▶ _Task to complete_
From the very first line of the data to the line containing "from bokeh.resources import INLINE", retype everything exactly, leaving the pictures behind.

[START OF Recorded data]

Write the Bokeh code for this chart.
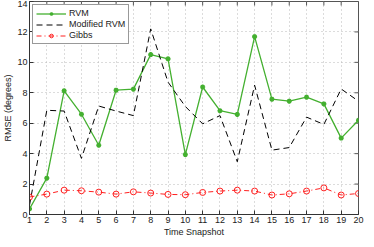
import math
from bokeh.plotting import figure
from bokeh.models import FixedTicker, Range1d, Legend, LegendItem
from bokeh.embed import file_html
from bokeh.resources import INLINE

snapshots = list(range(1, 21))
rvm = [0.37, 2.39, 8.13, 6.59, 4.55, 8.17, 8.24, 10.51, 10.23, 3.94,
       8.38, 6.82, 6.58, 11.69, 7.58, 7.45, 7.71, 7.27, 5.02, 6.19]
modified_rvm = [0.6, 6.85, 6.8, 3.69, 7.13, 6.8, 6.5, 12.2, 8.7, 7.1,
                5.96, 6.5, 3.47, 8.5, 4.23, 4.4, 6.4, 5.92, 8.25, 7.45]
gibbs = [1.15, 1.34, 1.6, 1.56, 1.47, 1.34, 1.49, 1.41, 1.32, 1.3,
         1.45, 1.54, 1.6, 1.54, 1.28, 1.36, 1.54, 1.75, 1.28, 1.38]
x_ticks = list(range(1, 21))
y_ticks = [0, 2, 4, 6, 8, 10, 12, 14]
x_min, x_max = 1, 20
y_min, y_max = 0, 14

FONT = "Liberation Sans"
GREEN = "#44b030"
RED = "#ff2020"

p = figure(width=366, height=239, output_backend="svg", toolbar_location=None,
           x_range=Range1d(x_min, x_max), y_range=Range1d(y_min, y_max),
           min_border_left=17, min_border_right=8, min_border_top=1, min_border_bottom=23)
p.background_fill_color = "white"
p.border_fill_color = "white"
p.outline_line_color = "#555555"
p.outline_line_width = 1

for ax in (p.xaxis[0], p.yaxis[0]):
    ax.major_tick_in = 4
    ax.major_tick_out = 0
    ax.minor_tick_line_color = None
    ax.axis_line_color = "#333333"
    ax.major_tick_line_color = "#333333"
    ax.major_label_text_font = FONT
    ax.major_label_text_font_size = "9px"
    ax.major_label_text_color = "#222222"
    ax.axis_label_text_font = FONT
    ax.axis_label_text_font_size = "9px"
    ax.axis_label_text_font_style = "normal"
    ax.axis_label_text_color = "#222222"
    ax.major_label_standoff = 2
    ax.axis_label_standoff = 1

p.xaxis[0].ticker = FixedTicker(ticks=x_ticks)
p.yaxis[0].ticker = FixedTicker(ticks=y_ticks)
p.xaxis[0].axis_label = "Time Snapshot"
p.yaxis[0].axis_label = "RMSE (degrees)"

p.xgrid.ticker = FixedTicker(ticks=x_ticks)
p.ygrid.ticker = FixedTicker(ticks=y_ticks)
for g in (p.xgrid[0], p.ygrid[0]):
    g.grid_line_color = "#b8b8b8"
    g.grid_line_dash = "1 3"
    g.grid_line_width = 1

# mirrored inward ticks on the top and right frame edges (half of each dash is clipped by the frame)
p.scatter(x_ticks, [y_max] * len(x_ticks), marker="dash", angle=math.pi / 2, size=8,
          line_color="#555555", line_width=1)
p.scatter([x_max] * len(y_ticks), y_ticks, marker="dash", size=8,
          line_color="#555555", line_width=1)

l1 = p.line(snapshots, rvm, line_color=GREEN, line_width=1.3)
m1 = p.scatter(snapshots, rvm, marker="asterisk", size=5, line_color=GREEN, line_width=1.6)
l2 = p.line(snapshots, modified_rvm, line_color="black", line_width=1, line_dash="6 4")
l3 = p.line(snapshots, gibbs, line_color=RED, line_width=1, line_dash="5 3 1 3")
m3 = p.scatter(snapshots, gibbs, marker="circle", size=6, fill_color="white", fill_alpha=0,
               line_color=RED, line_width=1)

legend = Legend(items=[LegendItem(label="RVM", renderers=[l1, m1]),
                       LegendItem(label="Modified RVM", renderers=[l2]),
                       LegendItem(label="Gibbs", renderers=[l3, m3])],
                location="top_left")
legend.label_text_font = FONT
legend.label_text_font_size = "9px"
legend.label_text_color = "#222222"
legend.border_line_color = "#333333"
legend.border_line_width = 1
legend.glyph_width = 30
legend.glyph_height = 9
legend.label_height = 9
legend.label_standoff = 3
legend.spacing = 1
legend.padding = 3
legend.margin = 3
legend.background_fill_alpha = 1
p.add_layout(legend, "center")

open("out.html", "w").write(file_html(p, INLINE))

[END OF Recorded data]

▶ _Expected answer_
Write the Bokeh code for this chart.
import math
from bokeh.plotting import figure
from bokeh.models import FixedTicker, Range1d, Legend, LegendItem
from bokeh.embed import file_html
from bokeh.resources import INLINE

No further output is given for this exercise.